*WHAT YOU NEED TO DO*:
Give an exact transcription of every line, dropping the images.

*SUPPLIED INFORMATION*:
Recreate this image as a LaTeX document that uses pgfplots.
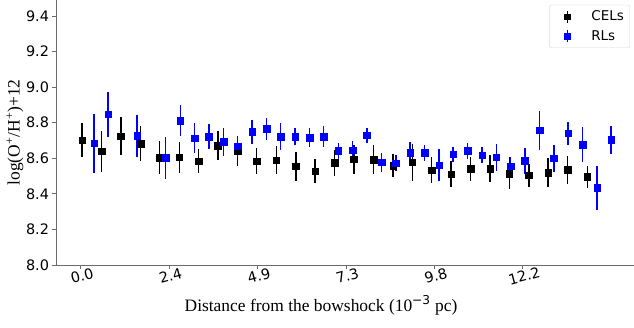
\documentclass[border=0pt]{standalone}
\usepackage{fontspec}
\setmainfont{DejaVu Sans}
\newfontfamily\timesf{Liberation Serif}
\usepackage{pgfplots}
\pgfplotsset{compat=1.18}
\definecolor{spine}{gray}{0.42}
\definecolor{rlblue}{RGB}{0,0,255}
\begin{document}
\begin{tikzpicture}
\path[use as bounding box] (-56bp,-63bp) rectangle (578bp,265bp);
\begin{axis}[
  scale only axis, width=578bp, height=265bp,
  at={(0,0)}, anchor=south west,
  xmin=-0.68, xmax=15.27, ymin=8.0, ymax=9.49,
  axis x line*=bottom, axis y line*=left,
  axis line style={spine, line width=0.8pt, -},
  tick align=outside, major tick length=3.5bp,
  tick style={spine, line width=0.8pt},
  xtick={0,2.44,4.88,7.32,9.76,12.2},
  xticklabels={0.0,2.4,4.9,7.3,9.8,12.2},
  ytick={8.0,8.2,8.4,8.6,8.8,9.0,9.2,9.4},
  yticklabel style={/pgf/number format/.cd, fixed, fixed zerofill, precision=1},
  /pgf/number format/assume math mode=true,
  ticklabel style={font=\fontsize{14.5}{17}\selectfont},
  x tick label style={rotate=15, anchor=north, yshift=1.5bp, xshift=-0.5bp},
  xlabel={\timesf Distance from the bowshock (10\textsuperscript{{\fontspec{DejaVu Sans}−3}} pc)},
  xlabel style={font=\fontsize{17.5}{20}\selectfont, at={(axis description cs:0.4585,-0.1736)}, anchor=base},
  ylabel={\timesf log(O\textsuperscript{+}/H\textsuperscript{+})+12},
  ylabel style={font=\fontsize{17.5}{20}\selectfont, at={(axis description cs:-0.0709,0.5)}, anchor=center, rotate=0},
  legend style={at={(axis description cs:0.993,0.982)}, anchor=north east,
    draw=black!15, rounded corners=2pt, fill=white,
    font=\fontsize{13.5}{16}\selectfont, row sep=4bp, inner xsep=4bp, inner ysep=4bp},
  legend cell align=left,
  error bars/y dir=both, error bars/y explicit,
  error bars/error mark=none,
]
\addplot[only marks, mark=square*, mark size=3.3bp, black,
  error bars/error bar style={line width=1.4pt, black},
  legend image code/.code={\path[draw=none, fill=none] (0cm,0cm) rectangle (1.27cm,0.01cm);
     \draw[line width=1.4pt, sharp corners] (0.49cm,-0.21cm)--(0.49cm,0.21cm);
     \fill[sharp corners] (0.49cm,0cm) +(-2.8bp,-2.8bp) rectangle +(2.8bp,2.8bp);}]
coordinates {
(0.04,8.701) +- (0,0.095)
(0.58,8.639) +- (0,0.115)
(1.11,8.725) +- (0,0.105)
(1.65,8.682) +- (0,0.100)
(2.18,8.603) +- (0,0.094)
(2.72,8.605) +- (0,0.085)
(3.26,8.583) +- (0,0.067)
(3.79,8.671) +- (0,0.080)
(4.33,8.639) +- (0,0.080)
(4.86,8.583) +- (0,0.074)
(5.40,8.590) +- (0,0.080)
(5.94,8.555) +- (0,0.080)
(6.47,8.527) +- (0,0.067)
(7.01,8.575) +- (0,0.073)
(7.54,8.594) +- (0,0.082)
(8.08,8.592) +- (0,0.082)
(8.62,8.558) +- (0,0.066)
(9.15,8.577) +- (0,0.103)
(9.69,8.532) +- (0,0.073)
(10.22,8.510) +- (0,0.072)
(10.76,8.540) +- (0,0.065)
(11.30,8.543) +- (0,0.076)
(11.83,8.515) +- (0,0.090)
(12.37,8.504) +- (0,0.064)
(12.90,8.519) +- (0,0.082)
(13.44,8.536) +- (0,0.078)
(13.98,8.495) +- (0,0.064)
};
\addlegendentry{CELs}
\addplot[only marks, mark=square*, mark size=3.3bp, rlblue,
  error bars/error bar style={line width=1.4pt, rlblue},
  legend image code/.code={\path[draw=none, fill=none] (0cm,0cm) rectangle (1.27cm,0.01cm);
     \draw[line width=1.4pt, sharp corners] (0.49cm,-0.21cm)--(0.49cm,0.21cm);
     \fill[sharp corners] (0.49cm,0cm) +(-2.8bp,-2.8bp) rectangle +(2.8bp,2.8bp);}]
coordinates {
(0.37,8.684) +- (0,0.165)
(0.76,8.847) +- (0,0.125)
(1.56,8.727) +- (0,0.117)
(2.35,8.603) +- (0,0.118)
(2.75,8.813) +- (0,0.085)
(3.14,8.714) +- (0,0.087)
(3.54,8.723) +- (0,0.070)
(3.94,8.693) +- (0,0.080)
(4.33,8.667) +- (0,0.060)
(4.73,8.748) +- (0,0.068)
(5.13,8.766) +- (0,0.061)
(5.52,8.723) +- (0,0.075)
(5.92,8.723) +- (0,0.050)
(6.32,8.716) +- (0,0.055)
(6.71,8.723) +- (0,0.058)
(7.11,8.641) +- (0,0.047)
(7.51,8.645) +- (0,0.050)
(7.90,8.729) +- (0,0.042)
(8.30,8.577) +- (0,0.055)
(8.70,8.573) +- (0,0.045)
(9.09,8.633) +- (0,0.060)
(9.49,8.631) +- (0,0.044)
(9.89,8.562) +- (0,0.088)
(10.28,8.622) +- (0,0.044)
(10.68,8.641) +- (0,0.045)
(11.08,8.617) +- (0,0.045)
(11.47,8.605) +- (0,0.075)
(11.87,8.555) +- (0,0.055)
(12.26,8.586) +- (0,0.073)
(12.66,8.757) +- (0,0.110)
(13.06,8.600) +- (0,0.076)
(13.45,8.740) +- (0,0.064)
(13.85,8.678) +- (0,0.100)
(14.25,8.433) +- (0,0.122)
(14.64,8.704) +- (0,0.080)
};
\addlegendentry{RLs}
\end{axis}
\end{tikzpicture}
\end{document}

*SOLUTION TO THIS PROBLEM*:
Recreate this image as a LaTeX document that uses pgfplots.
\documentclass[border=0pt]{standalone}
\usepackage{fontspec}
\setmainfont{DejaVu Sans}
\newfontfamily\timesf{Liberation Serif}
\usepackage{pgfplots}
\pgfplotsset{compat=1.18}
\definecolor{spine}{gray}{0.42}
\definecolor{rlblue}{RGB}{0,0,255}
\begin{document}
\begin{tikzpicture}
\path[use as bounding box] (-56bp,-63bp) rectangle (578bp,265bp);
\begin{axis}[
  scale only axis, width=578bp, height=265bp,
  at={(0,0)}, anchor=south west,
  xmin=-0.68, xmax=15.27, ymin=8.0, ymax=9.49,
  axis x line*=bottom, axis y line*=left,
  axis line style={spine, line width=0.8pt, -},
  tick align=outside, major tick length=3.5bp,
  tick style={spine, line width=0.8pt},
  xtick={0,2.44,4.88,7.32,9.76,12.2},
  xticklabels={0.0,2.4,4.9,7.3,9.8,12.2},
  ytick={8.0,8.2,8.4,8.6,8.8,9.0,9.2,9.4},
  yticklabel style={/pgf/number format/.cd, fixed, fixed zerofill, precision=1},
  /pgf/number format/assume math mode=true,
  ticklabel style={font=\fontsize{14.5}{17}\selectfont},
  x tick label style={rotate=15, anchor=north, yshift=1.5bp, xshift=-0.5bp},
  xlabel={\timesf Distance from the bowshock (10\textsuperscript{{\fontspec{DejaVu Sans}−3}} pc)},
  xlabel style={font=\fontsize{17.5}{20}\selectfont, at={(axis description cs:0.4585,-0.1736)}, anchor=base},
  ylabel={\timesf log(O\textsuperscript{+}/H\textsuperscript{+})+12},
  ylabel style={font=\fontsize{17.5}{20}\selectfont, at={(axis description cs:-0.0709,0.5)}, anchor=center, rotate=0},
  legend style={at={(axis description cs:0.993,0.982)}, anchor=north east,
    draw=black!15, rounded corners=2pt, fill=white,
    font=\fontsize{13.5}{16}\selectfont, row sep=4bp, inner xsep=4bp, inner ysep=4bp},
  legend cell align=left,
  error bars/y dir=both, error bars/y explicit,
  error bars/error mark=none,
]
\addplot[only marks, mark=square*, mark size=3.3bp, black,
  error bars/error bar style={line width=1.4pt, black},
  legend image code/.code={\path[draw=none, fill=none] (0cm,0cm) rectangle (1.27cm,0.01cm);
     \draw[line width=1.4pt, sharp corners] (0.49cm,-0.21cm)--(0.49cm,0.21cm);
     \fill[sharp corners] (0.49cm,0cm) +(-2.8bp,-2.8bp) rectangle +(2.8bp,2.8bp);}]
coordinates {
(0.04,8.701) +- (0,0.095)
(0.58,8.639) +- (0,0.115)
(1.11,8.725) +- (0,0.105)
(1.65,8.682) +- (0,0.100)
(2.18,8.603) +- (0,0.094)
(2.72,8.605) +- (0,0.085)
(3.26,8.583) +- (0,0.067)
(3.79,8.671) +- (0,0.080)
(4.33,8.639) +- (0,0.080)
(4.86,8.583) +- (0,0.074)
(5.40,8.590) +- (0,0.080)
(5.94,8.555) +- (0,0.080)
(6.47,8.527) +- (0,0.067)
(7.01,8.575) +- (0,0.073)
(7.54,8.594) +- (0,0.082)
(8.08,8.592) +- (0,0.082)
(8.62,8.558) +- (0,0.066)
(9.15,8.577) +- (0,0.103)
(9.69,8.532) +- (0,0.073)
(10.22,8.510) +- (0,0.072)
(10.76,8.540) +- (0,0.065)
(11.30,8.543) +- (0,0.076)
(11.83,8.515) +- (0,0.090)
(12.37,8.504) +- (0,0.064)
(12.90,8.519) +- (0,0.082)
(13.44,8.536) +- (0,0.078)
(13.98,8.495) +- (0,0.064)
};
\addlegendentry{CELs}
\addplot[only marks, mark=square*, mark size=3.3bp, rlblue,
  error bars/error bar style={line width=1.4pt, rlblue},
  legend image code/.code={\path[draw=none, fill=none] (0cm,0cm) rectangle (1.27cm,0.01cm);
     \draw[line width=1.4pt, sharp corners] (0.49cm,-0.21cm)--(0.49cm,0.21cm);
     \fill[sharp corners] (0.49cm,0cm) +(-2.8bp,-2.8bp) rectangle +(2.8bp,2.8bp);}]
coordinates {
(0.37,8.684) +- (0,0.165)
(0.76,8.847) +- (0,0.125)
(1.56,8.727) +- (0,0.117)
(2.35,8.603) +- (0,0.118)
(2.75,8.813) +- (0,0.085)
(3.14,8.714) +- (0,0.087)
(3.54,8.723) +- (0,0.070)
(3.94,8.693) +- (0,0.080)
(4.33,8.667) +- (0,0.060)
(4.73,8.748) +- (0,0.068)
(5.13,8.766) +- (0,0.061)
(5.52,8.723) +- (0,0.075)
(5.92,8.723) +- (0,0.050)
(6.32,8.716) +- (0,0.055)
(6.71,8.723) +- (0,0.058)
(7.11,8.641) +- (0,0.047)
(7.51,8.645) +- (0,0.050)
(7.90,8.729) +- (0,0.042)
(8.30,8.577) +- (0,0.055)
(8.70,8.573) +- (0,0.045)
(9.09,8.633) +- (0,0.060)
(9.49,8.631) +- (0,0.044)
(9.89,8.562) +- (0,0.088)
(10.28,8.622) +- (0,0.044)
(10.68,8.641) +- (0,0.045)
(11.08,8.617) +- (0,0.045)
(11.47,8.605) +- (0,0.075)
(11.87,8.555) +- (0,0.055)
(12.26,8.586) +- (0,0.073)
(12.66,8.757) +- (0,0.110)
(13.06,8.600) +- (0,0.076)
(13.45,8.740) +- (0,0.064)
(13.85,8.678) +- (0,0.100)
(14.25,8.433) +- (0,0.122)
(14.64,8.704) +- (0,0.080)
};
\addlegendentry{RLs}
\end{axis}
\end{tikzpicture}
\end{document}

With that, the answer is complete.